Paul-André Proulx

Littérature Québecoises

Laverdure, Bertrand.

La Chambre Neptune. Éd. Peuplade, 2016, 234 p.

Les Limites du savoir

Le héros ou l'héroïne du roman se prénomme Tirésias. Est-ce un homme ou une femme ? L'auteur ne le précise pas. Il laisse le gynandromorphisme de son personnage s'exprimer comme bon lui semble. Comme un insecte, il est tantôt l'un ou l'autre. Cette sexualité aléatoire n'empêche pas Tirésias de se consacrer corps et âme aux patients du Centre Émilie-Dickinson, institution vouée aux soins palliatifs en pédiatrie. L'œuvre se penche en particulier sur le cas de la petite Sandrine, une fille d'onze ans, abandonnée à son sort à cause du carriérisme de ses parents, un recherchiste pour un média télévisuel et une mère musicienne.
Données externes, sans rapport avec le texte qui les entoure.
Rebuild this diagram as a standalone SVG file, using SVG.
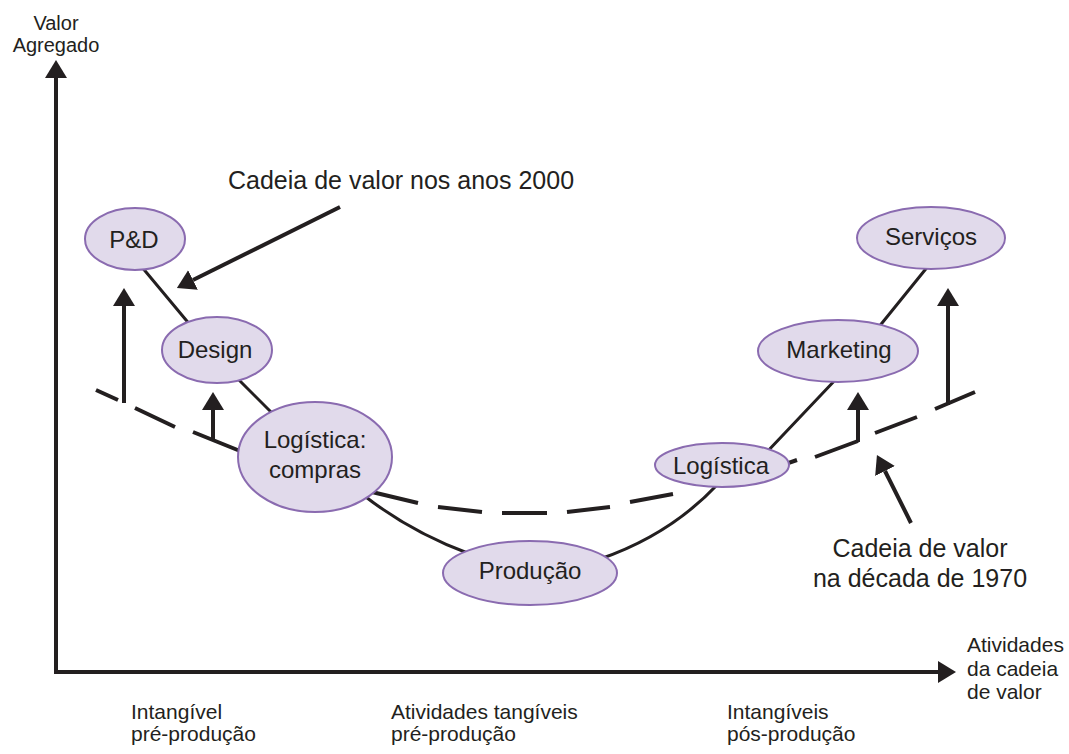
<svg xmlns="http://www.w3.org/2000/svg" width="1069" height="754" viewBox="0 0 1069 754">
<style>
  .node ellipse { fill: #e1daeb; stroke: #8a6bb0; stroke-width: 2; }
  .node text { font-family: "Liberation Sans", Arial, sans-serif; font-size: 24px; fill: #231f20; text-anchor: middle; }
  .lbl { font-family: "Liberation Sans", Arial, sans-serif; fill: #231f20; }
  .axis { stroke: #231f20; stroke-width: 4; fill: none; }
  .arrow { stroke: #231f20; stroke-width: 4; fill: none; marker-end: url(#ah); }
  .curve { stroke: #231f20; stroke-width: 3; fill: none; }
  .dash { stroke: #231f20; stroke-width: 4; fill: none; stroke-linecap: butt; }
</style>
<defs>
  <marker id="ah" markerWidth="18" markerHeight="22" refX="0" refY="11" orient="auto" markerUnits="userSpaceOnUse">
    <path d="M0,0 L18,11 L0,22 Z" fill="#231f20"/>
  </marker>
</defs>
<rect width="1069" height="754" fill="#ffffff"/>

<g id="connectors">
  <!-- axes -->
  <line class="axis" x1="56" y1="674" x2="56" y2="78" marker-end="url(#ah)"/>
  <line class="axis" x1="54" y1="672" x2="938" y2="672" marker-end="url(#ah)"/>
  <!-- 2000s value chain (solid) -->
  <path class="curve" d="M141,266 L191,326 M238,379 L275,416 M362,494 Q410,532 470,554 M600,559 Q670,535 718,484 M765,454 L838,377 M878,328 L929,265"/>
  <!-- 1970s value chain (dashed) -->
  <path class="dash" d="M96,390 L118,400 M135,408 L175,427 M193,432 L250,455 M372,492 L418,503 M438,507 L482,512 M502,513 L547,513 M567,512 L610,507 M630,502 L673,494 M757,474 L797,460 M815,457 L858,441 M875,433 L917,417 M935,409 L975,392"/>
  <!-- upward arrows -->
  <line class="arrow" x1="124" y1="403" x2="124" y2="306"/>
  <line class="arrow" x1="213" y1="440" x2="213" y2="410"/>
  <line class="arrow" x1="858" y1="442" x2="858" y2="410"/>
  <line class="arrow" x1="948" y1="405" x2="948" y2="306"/>
  <!-- annotation arrows -->
  <line class="arrow" x1="340" y1="207" x2="193" y2="280"/>
  <line class="arrow" x1="911" y1="523" x2="885" y2="471"/>
</g>

<g id="node-pd" class="node">
  <ellipse cx="135" cy="239" rx="50" ry="31"/>
  <text x="134" y="248">P&amp;D</text>
</g>
<g id="node-design" class="node">
  <ellipse cx="217" cy="350" rx="55" ry="33"/>
  <text x="215" y="358">Design</text>
</g>
<g id="node-logistica-compras" class="node">
  <ellipse cx="315" cy="457" rx="77" ry="55"/>
  <text x="315" y="448">Logística:</text>
  <text x="315" y="478">compras</text>
</g>
<g id="node-producao" class="node">
  <ellipse cx="530" cy="573" rx="87" ry="32"/>
  <text x="530" y="579">Produção</text>
</g>
<g id="node-logistica" class="node">
  <ellipse cx="722" cy="465" rx="67" ry="22"/>
  <text x="721" y="474">Logística</text>
</g>
<g id="node-marketing" class="node">
  <ellipse cx="838" cy="351" rx="80" ry="31"/>
  <text x="839" y="358">Marketing</text>
</g>
<g id="node-servicos" class="node">
  <ellipse cx="931" cy="238" rx="74" ry="31"/>
  <text x="931" y="245">Serviços</text>
</g>

<g id="labels">
  <text class="lbl" x="56" y="30" font-size="20" text-anchor="middle">Valor</text>
  <text class="lbl" x="56" y="52" font-size="20" text-anchor="middle">Agregado</text>
  <text class="lbl" x="228" y="189" font-size="25">Cadeia de valor nos anos 2000</text>
  <text class="lbl" x="920" y="557" font-size="25" text-anchor="middle">Cadeia de valor</text>
  <text class="lbl" x="920" y="587" font-size="25" text-anchor="middle">na década de 1970</text>
  <text class="lbl" x="967" y="652" font-size="21">Atividades</text>
  <text class="lbl" x="967" y="676" font-size="21">da cadeia</text>
  <text class="lbl" x="967" y="699" font-size="21">de valor</text>
  <text class="lbl" x="131" y="719" font-size="21">Intangível</text>
  <text class="lbl" x="131" y="741" font-size="21">pré-produção</text>
  <text class="lbl" x="391" y="719" font-size="21">Atividades tangíveis</text>
  <text class="lbl" x="391" y="741" font-size="21">pré-produção</text>
  <text class="lbl" x="727" y="719" font-size="21">Intangíveis</text>
  <text class="lbl" x="727" y="741" font-size="21">pós-produção</text>
</g>
</svg>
Ce canevas entrelace la maladie de Sandrine, la sexualité de son médecin traitant et l'actualité. Tous les événements récents trouvent une voie dans ce roman. Et l'auteur y consacre un commentaire appuyé qu'il joint au récit d'une mort appréhendée. Il porte un regard lucide sur ce que l'on vit en dehors de notre destinée personnelle. Il enrichit sa réflexion en faisant appel à l'expérience de collègues écrivains afin de brosser un tableau de l'impact de tout ce qui compose le quotidien comme la musique pop ou les Olympiques.
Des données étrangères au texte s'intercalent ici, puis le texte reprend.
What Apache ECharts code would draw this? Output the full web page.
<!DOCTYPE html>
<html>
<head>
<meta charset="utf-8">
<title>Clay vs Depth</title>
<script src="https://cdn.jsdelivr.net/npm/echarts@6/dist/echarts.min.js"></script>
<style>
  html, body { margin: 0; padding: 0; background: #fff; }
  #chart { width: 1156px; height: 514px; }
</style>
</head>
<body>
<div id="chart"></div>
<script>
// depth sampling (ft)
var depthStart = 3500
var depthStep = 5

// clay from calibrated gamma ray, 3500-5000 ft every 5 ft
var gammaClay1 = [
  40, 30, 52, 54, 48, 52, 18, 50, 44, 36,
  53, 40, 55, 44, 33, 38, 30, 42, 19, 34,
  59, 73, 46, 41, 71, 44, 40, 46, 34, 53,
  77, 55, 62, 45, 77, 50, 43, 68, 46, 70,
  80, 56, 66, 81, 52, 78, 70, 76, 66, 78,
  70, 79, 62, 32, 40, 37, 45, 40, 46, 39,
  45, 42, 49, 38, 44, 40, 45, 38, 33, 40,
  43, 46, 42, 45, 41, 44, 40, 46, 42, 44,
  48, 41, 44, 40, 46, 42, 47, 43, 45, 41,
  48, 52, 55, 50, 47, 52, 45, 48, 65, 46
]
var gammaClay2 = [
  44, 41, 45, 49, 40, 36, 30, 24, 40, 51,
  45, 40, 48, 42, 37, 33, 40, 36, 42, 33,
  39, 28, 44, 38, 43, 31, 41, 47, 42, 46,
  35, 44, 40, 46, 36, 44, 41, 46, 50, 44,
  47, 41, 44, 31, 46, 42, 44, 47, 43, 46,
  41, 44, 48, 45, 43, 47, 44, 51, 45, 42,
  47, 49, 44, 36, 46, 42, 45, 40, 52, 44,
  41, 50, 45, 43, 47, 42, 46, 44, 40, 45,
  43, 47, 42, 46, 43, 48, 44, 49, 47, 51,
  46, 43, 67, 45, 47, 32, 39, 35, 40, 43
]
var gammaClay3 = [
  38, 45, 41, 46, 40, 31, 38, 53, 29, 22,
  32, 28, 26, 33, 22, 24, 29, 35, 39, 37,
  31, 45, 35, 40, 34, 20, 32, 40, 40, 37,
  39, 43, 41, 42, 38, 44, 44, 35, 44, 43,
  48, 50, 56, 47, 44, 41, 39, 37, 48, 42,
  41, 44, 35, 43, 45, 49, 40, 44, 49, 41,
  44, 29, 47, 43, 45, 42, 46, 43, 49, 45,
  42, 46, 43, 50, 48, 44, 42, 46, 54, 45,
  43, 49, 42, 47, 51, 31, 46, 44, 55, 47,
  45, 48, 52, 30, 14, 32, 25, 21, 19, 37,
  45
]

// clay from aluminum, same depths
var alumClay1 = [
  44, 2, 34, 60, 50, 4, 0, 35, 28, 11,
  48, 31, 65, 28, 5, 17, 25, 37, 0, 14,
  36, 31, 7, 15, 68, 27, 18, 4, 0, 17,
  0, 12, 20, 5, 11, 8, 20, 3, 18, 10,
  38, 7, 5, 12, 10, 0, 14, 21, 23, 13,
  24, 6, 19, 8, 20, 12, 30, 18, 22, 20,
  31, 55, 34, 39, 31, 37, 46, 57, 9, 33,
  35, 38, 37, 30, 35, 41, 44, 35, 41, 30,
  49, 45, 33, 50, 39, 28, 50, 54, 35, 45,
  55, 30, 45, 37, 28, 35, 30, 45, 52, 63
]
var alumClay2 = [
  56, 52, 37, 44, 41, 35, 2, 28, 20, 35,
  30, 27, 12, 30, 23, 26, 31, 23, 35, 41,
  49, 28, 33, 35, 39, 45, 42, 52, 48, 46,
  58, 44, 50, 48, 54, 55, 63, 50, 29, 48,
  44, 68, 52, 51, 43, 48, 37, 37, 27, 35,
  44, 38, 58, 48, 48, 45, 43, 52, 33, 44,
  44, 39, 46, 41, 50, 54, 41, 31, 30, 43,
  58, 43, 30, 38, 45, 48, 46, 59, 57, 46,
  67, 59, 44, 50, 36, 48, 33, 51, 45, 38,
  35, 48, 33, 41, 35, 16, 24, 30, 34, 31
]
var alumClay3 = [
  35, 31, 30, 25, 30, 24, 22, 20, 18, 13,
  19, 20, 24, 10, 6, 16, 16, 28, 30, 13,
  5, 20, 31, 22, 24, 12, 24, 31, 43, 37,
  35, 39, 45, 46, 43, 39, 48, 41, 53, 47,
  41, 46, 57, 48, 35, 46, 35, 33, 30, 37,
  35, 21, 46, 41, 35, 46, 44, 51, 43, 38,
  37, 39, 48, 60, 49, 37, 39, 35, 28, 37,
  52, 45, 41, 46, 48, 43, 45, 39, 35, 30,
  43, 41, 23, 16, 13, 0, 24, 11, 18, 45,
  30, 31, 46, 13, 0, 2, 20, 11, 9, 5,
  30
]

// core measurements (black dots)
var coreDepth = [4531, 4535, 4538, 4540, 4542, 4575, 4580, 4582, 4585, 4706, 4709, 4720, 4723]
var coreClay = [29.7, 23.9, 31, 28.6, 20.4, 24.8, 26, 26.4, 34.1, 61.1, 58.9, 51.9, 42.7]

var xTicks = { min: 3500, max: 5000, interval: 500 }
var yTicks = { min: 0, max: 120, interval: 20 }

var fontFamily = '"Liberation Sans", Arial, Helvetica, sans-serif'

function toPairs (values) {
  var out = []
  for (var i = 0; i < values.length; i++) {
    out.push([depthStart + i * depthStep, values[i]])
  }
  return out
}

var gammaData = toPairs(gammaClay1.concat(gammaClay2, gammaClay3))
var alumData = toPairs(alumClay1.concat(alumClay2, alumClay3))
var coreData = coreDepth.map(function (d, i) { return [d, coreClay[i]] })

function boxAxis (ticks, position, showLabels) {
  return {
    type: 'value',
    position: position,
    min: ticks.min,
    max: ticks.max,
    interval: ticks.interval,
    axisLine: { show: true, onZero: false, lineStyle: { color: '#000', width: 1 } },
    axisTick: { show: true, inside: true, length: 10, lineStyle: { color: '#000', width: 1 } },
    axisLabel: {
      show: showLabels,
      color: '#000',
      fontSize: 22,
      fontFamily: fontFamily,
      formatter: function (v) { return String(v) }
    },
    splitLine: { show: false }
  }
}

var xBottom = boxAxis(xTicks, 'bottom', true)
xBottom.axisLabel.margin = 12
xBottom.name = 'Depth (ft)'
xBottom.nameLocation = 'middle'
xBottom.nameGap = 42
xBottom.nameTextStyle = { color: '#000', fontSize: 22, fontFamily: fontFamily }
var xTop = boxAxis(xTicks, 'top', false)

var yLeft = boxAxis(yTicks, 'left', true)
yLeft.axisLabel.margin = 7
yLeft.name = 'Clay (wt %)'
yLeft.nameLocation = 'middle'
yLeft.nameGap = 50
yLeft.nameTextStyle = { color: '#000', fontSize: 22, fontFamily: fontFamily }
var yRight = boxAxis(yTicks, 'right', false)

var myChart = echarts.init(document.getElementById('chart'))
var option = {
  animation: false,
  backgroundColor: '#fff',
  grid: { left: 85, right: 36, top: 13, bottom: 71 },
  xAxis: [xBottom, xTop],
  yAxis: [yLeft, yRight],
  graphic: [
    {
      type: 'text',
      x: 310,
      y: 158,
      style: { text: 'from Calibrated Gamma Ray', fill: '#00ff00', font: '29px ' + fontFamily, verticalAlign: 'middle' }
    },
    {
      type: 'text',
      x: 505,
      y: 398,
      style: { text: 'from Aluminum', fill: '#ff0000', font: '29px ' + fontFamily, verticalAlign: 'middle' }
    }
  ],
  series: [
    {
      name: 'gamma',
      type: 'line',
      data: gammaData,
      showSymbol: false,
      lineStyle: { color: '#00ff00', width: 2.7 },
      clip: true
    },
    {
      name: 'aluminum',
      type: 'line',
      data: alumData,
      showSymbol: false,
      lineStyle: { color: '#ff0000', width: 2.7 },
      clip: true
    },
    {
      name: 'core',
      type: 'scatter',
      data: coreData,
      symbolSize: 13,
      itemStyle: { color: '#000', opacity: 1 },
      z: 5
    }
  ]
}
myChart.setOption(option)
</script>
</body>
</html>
Cette technique romanesque rapproche le roman de l'essai, un essai qui embrase tous les centres d'intérêts de nos sociétés. En fait, Bertrand Laverdure s'en prend aux fausses interprétations de la soi-disant réalité avec laquelle on doit composer. Il faut aller au-delà des apparences pour saisir ce qui s'y camoufle. C'est une invitation à réfléchir le plus profondément possible sur les enjeux sociaux. Malgré ces détours pas toujours convaincants, l'auteur ne perd pas de vue que le savoir n'aplanit pas toutes les rugosités. La mort reste une donne qui embête encore ceux qui méditent sur le sens de la finitude. Quand Sandrine meurt, Tirésias ne peut l'endosser. La science balbutie encore après des siècles de recherche pour sauver surtout les enfants de l'inéluctable.
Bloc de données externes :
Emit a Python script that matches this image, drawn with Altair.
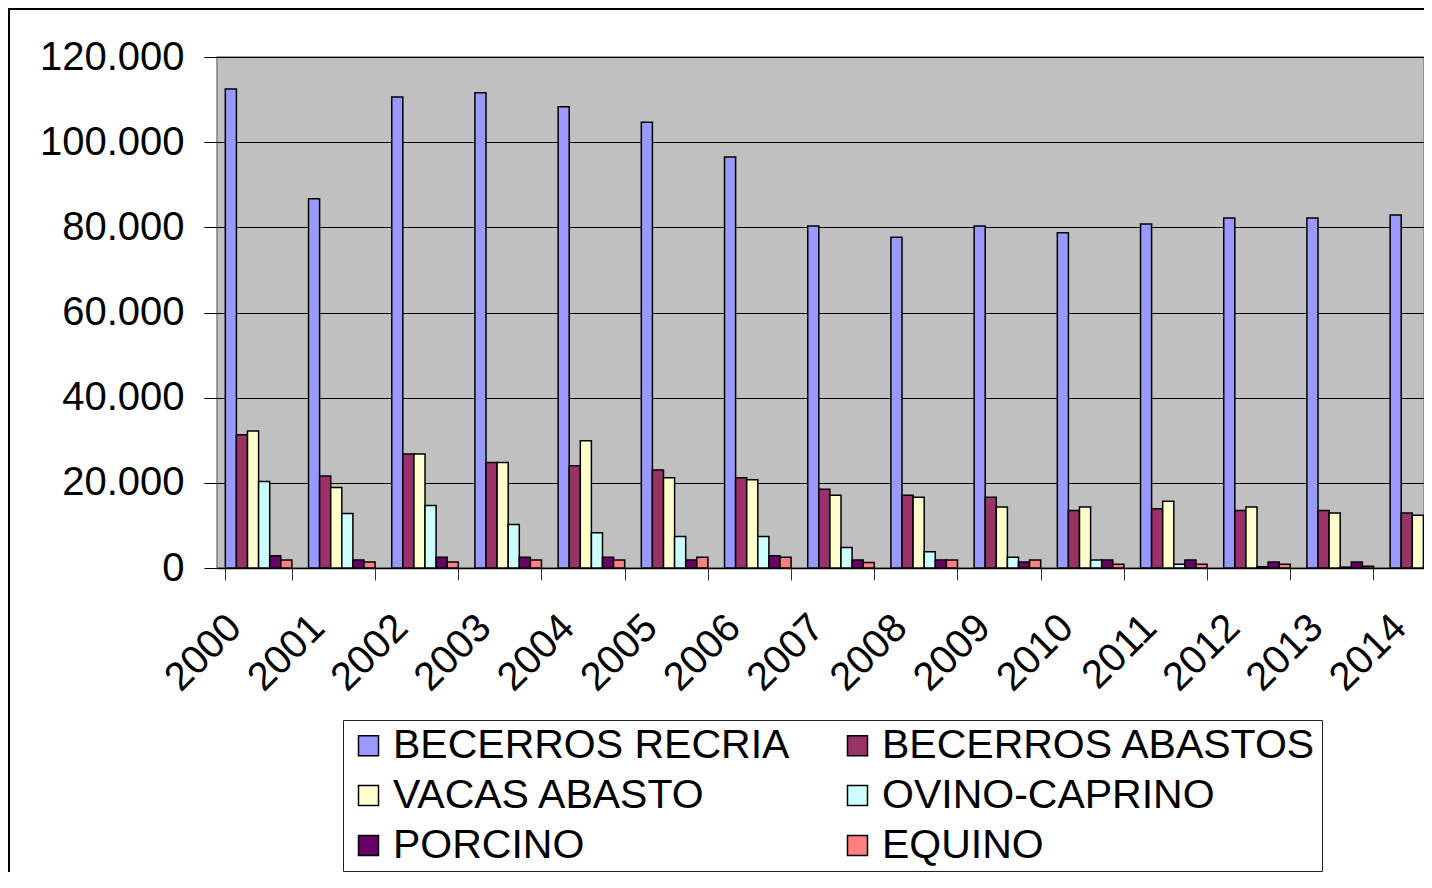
import altair as alt
import pandas as pd

years = ["2000", "2001", "2002", "2003", "2004", "2005", "2006", "2007",
         "2008", "2009", "2010", "2011", "2012", "2013", "2014"]
series = ["BECERROS RECRIA", "BECERROS ABASTOS", "VACAS ABASTO",
          "OVINO-CAPRINO", "PORCINO", "EQUINO"]
colors = ["#9999FF", "#993366", "#FFFFCC", "#CCFFFF", "#660066", "#FF8080"]

recria = [112500, 86700, 110600, 111600, 108300, 104700, 96500, 80300,
          77700, 80300, 78700, 80800, 82200, 82200, 82900]
abastos = [31300, 21600, 26800, 24800, 24000, 23000, 21200, 18500,
           17100, 16600, 13500, 13900, 13500, 13500, 12900]
vacas = [32200, 18900, 26800, 24800, 29900, 21200, 20700, 17100,
         16600, 14300, 14300, 15700, 14300, 12900, 12400]
ovino = [20300, 12800, 14700, 10200, 8300, 7400, 7400, 4800,
         3800, 2500, 1900, 900, 300, 200, 300]
porcino = [2900, 1900, 2500, 2500, 2500, 1900, 2900, 1900,
           1900, 1400, 1900, 1900, 1400, 1400, 500]
equino = [1900, 1400, 1400, 1900, 1900, 2500, 2500, 1300,
          1900, 1900, 900, 900, 900, 400, 400]

values = [recria, abastos, vacas, ovino, porcino, equino]
rows = []
for s, vals in zip(series, values):
    for y, v in zip(years, vals):
        rows.append({"year": y, "serie": s, "value": v})
df = pd.DataFrame(rows)

FONT = "Liberation Sans"
W, H = 1207, 511
FULL_W = 1248

bars = alt.Chart(df).mark_bar(stroke="black", strokeWidth=1.5).encode(
    x=alt.X("year:N", sort=years, title=None,
            scale=alt.Scale(paddingInner=0.2, paddingOuter=0.1, range=[0, FULL_W]),
            axis=alt.Axis(labelAngle=-45, labelAlign="right", labelBaseline="middle",
                          labelOffset=-24, labelPadding=41, labelFontSize=40,
                          labelFont=FONT, labelColor="black",
                          domainColor="black", domainWidth=1.5,
                          tickColor="#333333", tickSize=12, tickBand="extent",
                          grid=False)),
    xOffset=alt.XOffset("serie:N", sort=series, scale=alt.Scale(paddingInner=0, paddingOuter=0)),
    y=alt.Y("value:Q", title=None,
            scale=alt.Scale(domain=[0, 120000], nice=False),
            axis=alt.Axis(values=[0, 20000, 40000, 60000, 80000, 100000, 120000],
                          labelExpr="replace(format(datum.value, ','), /,/g, '.')",
                          labelFontSize=40, labelFont=FONT, labelColor="black",
                          labelPadding=20, tickSize=13, tickColor="black",
                          domain=False, grid=True, gridColor="black", gridWidth=1)),
    color=alt.Color("serie:N", sort=series,
                    scale=alt.Scale(domain=series, range=colors),
                    legend=alt.Legend(title=None, orient="none", legendX=126, legendY=663,
                                      direction="horizontal",
                                      columns=2, columnPadding=47, rowPadding=8,
                                      padding=5, symbolType="square", symbolSize=400,
                                      symbolStrokeColor="black", symbolStrokeWidth=1.5,
                                      labelFontSize=41, labelFont=FONT, labelColor="black",
                                      labelOffset=4, strokeColor="#222222",
                                      fillColor="white", labelLimit=0)),
)

frame = alt.Chart(pd.DataFrame({"k": [0]})).mark_rect(
    filled=False, stroke="black", strokeWidth=2
).encode(
    x=alt.value(-208), x2=alt.value(FULL_W + 200),
    y=alt.value(-48), y2=alt.value(H + 400),
)

chart = alt.layer(frame, bars).properties(
    width=W, height=H,
    autosize=alt.AutoSizeParams(type="none"),
    padding={"left": 209, "top": 49, "right": 0, "bottom": 304},
    background="white",
).configure_view(fill="#C0C0C0", stroke="#808080", strokeWidth=1.5)

chart.save("out.html", embed_options={"renderer": "svg", "actions": False})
C'est un beau roman issu d'une plume magistrale qui puise son encre dans le créneau de la poésie. Mais il reste que le parcours romanesque imite celui d'une route en réfection encombrée de cônes orange qui obligent les automobilistes à des détours gênants. La lecture de l'œuvre exige de la patience si l'on veut suivre l'auteur sur l'autoroute qu'il a empruntée.